## Instructions to follow
All lines in the data bearing the string "this" should be identified and copied.

## Stored rows
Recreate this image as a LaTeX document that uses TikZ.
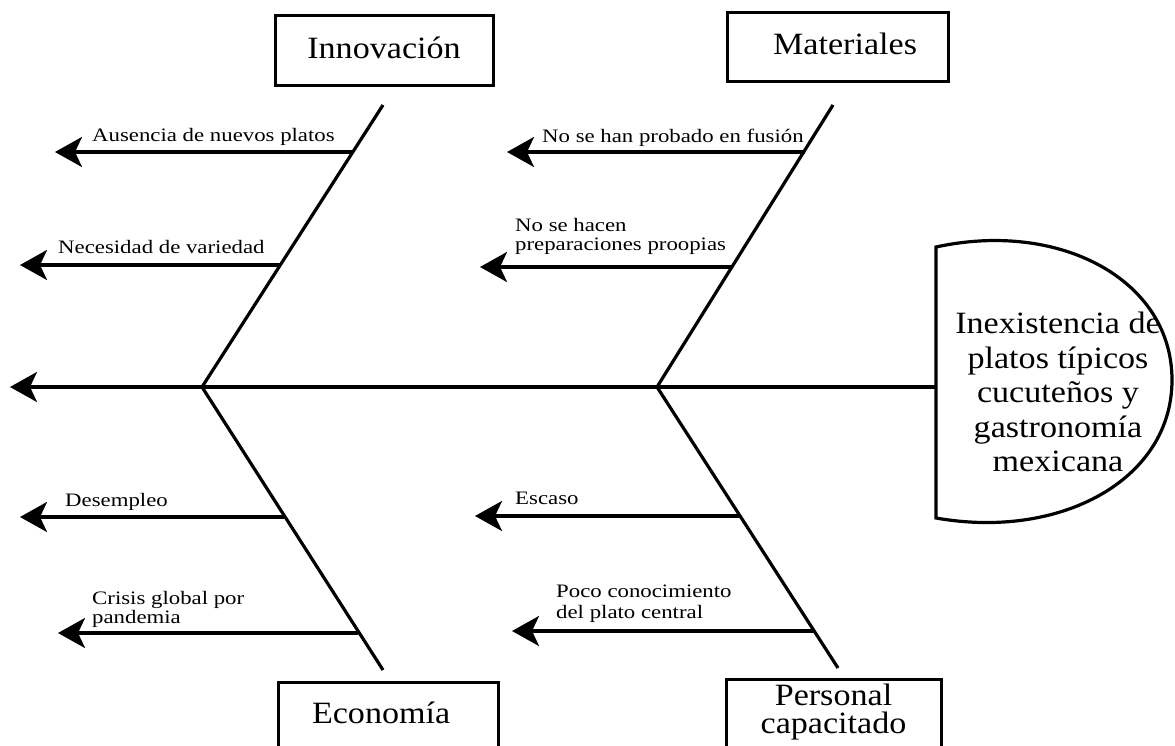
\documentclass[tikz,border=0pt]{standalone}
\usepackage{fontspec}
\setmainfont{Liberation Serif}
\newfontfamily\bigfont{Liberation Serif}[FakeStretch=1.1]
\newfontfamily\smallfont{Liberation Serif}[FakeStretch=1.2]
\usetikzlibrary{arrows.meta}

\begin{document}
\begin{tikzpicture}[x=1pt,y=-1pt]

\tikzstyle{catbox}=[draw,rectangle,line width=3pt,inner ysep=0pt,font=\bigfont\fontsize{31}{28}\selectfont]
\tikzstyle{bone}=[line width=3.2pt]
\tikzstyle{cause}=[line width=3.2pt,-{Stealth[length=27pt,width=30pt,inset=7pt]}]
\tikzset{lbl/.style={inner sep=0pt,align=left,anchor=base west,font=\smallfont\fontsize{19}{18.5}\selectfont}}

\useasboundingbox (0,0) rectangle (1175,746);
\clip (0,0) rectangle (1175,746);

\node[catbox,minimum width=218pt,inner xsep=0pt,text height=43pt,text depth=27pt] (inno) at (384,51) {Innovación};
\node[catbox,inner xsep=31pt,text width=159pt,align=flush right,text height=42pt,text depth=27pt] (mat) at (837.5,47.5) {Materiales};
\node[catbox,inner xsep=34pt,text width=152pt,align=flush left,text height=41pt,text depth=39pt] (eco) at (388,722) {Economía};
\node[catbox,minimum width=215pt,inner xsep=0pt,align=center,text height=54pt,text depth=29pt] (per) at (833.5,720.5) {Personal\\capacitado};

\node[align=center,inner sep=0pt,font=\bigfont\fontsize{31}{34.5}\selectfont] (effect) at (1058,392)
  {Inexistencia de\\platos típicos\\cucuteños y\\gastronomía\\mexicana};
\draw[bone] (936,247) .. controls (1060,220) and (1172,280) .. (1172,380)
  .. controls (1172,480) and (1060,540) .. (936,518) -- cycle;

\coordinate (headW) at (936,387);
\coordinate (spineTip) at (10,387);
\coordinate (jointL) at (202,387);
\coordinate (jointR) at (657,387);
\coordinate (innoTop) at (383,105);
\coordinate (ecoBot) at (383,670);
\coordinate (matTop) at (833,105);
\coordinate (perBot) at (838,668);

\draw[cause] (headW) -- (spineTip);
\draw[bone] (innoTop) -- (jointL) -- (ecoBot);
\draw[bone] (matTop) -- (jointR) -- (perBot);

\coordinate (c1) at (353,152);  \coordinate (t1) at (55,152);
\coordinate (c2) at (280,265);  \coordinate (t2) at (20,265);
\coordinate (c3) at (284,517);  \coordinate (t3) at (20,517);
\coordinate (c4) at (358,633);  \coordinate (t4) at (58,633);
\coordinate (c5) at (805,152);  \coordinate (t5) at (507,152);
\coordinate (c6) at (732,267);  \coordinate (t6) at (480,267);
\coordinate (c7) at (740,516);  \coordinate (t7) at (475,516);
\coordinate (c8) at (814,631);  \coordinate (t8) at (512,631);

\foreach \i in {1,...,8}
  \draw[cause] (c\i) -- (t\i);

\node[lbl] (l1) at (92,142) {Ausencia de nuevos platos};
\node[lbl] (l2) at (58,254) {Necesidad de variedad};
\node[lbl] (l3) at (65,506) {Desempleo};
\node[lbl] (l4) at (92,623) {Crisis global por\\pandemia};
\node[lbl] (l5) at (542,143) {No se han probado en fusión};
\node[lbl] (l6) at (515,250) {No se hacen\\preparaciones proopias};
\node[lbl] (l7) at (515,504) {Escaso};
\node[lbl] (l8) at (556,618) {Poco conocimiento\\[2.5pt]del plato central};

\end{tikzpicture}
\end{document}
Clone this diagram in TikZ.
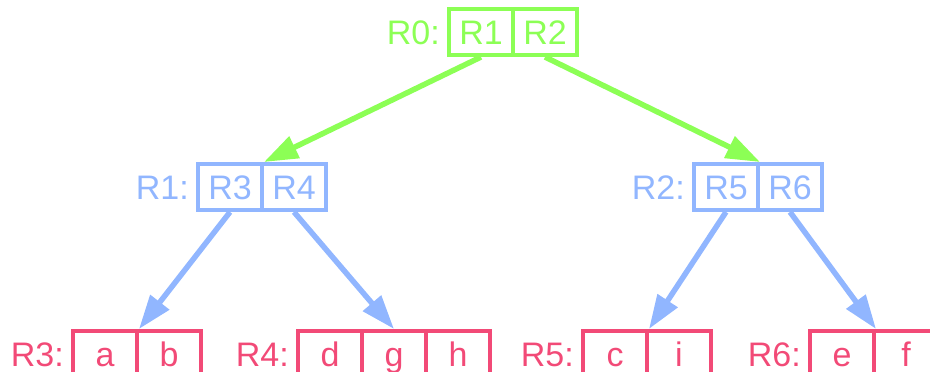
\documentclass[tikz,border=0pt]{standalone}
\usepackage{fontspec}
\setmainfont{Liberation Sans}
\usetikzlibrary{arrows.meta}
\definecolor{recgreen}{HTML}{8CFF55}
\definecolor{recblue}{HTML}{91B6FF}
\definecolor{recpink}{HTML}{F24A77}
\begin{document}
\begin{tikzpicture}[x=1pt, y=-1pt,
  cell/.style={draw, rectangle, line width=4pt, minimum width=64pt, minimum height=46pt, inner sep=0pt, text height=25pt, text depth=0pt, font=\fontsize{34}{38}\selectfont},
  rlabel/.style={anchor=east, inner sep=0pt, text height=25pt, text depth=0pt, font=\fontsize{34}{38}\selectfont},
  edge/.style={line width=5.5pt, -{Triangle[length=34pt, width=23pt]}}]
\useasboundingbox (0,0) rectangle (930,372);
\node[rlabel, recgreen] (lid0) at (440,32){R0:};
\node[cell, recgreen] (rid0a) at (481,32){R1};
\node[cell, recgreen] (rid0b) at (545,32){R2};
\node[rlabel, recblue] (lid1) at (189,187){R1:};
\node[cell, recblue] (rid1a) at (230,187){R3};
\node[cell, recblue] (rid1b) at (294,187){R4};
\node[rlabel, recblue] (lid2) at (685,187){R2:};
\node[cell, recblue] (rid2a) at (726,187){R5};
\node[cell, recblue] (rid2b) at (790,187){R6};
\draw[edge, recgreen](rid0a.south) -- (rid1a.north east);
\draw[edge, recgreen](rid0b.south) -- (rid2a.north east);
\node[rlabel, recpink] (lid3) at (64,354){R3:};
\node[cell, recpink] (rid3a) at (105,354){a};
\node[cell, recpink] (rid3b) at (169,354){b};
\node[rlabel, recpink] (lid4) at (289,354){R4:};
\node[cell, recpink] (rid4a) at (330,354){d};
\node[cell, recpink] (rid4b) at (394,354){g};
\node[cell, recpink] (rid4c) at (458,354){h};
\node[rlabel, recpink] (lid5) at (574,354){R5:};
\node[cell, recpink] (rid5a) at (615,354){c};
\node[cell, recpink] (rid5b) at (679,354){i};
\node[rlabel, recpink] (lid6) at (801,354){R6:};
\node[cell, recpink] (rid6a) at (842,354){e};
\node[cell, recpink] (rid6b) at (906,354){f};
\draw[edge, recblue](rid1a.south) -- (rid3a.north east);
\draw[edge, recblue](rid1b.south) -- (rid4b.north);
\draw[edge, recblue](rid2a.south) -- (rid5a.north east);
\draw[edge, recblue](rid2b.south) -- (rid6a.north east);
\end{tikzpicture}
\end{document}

## Expected answer
Recreate this image as a LaTeX document that uses TikZ.
Clone this diagram in TikZ.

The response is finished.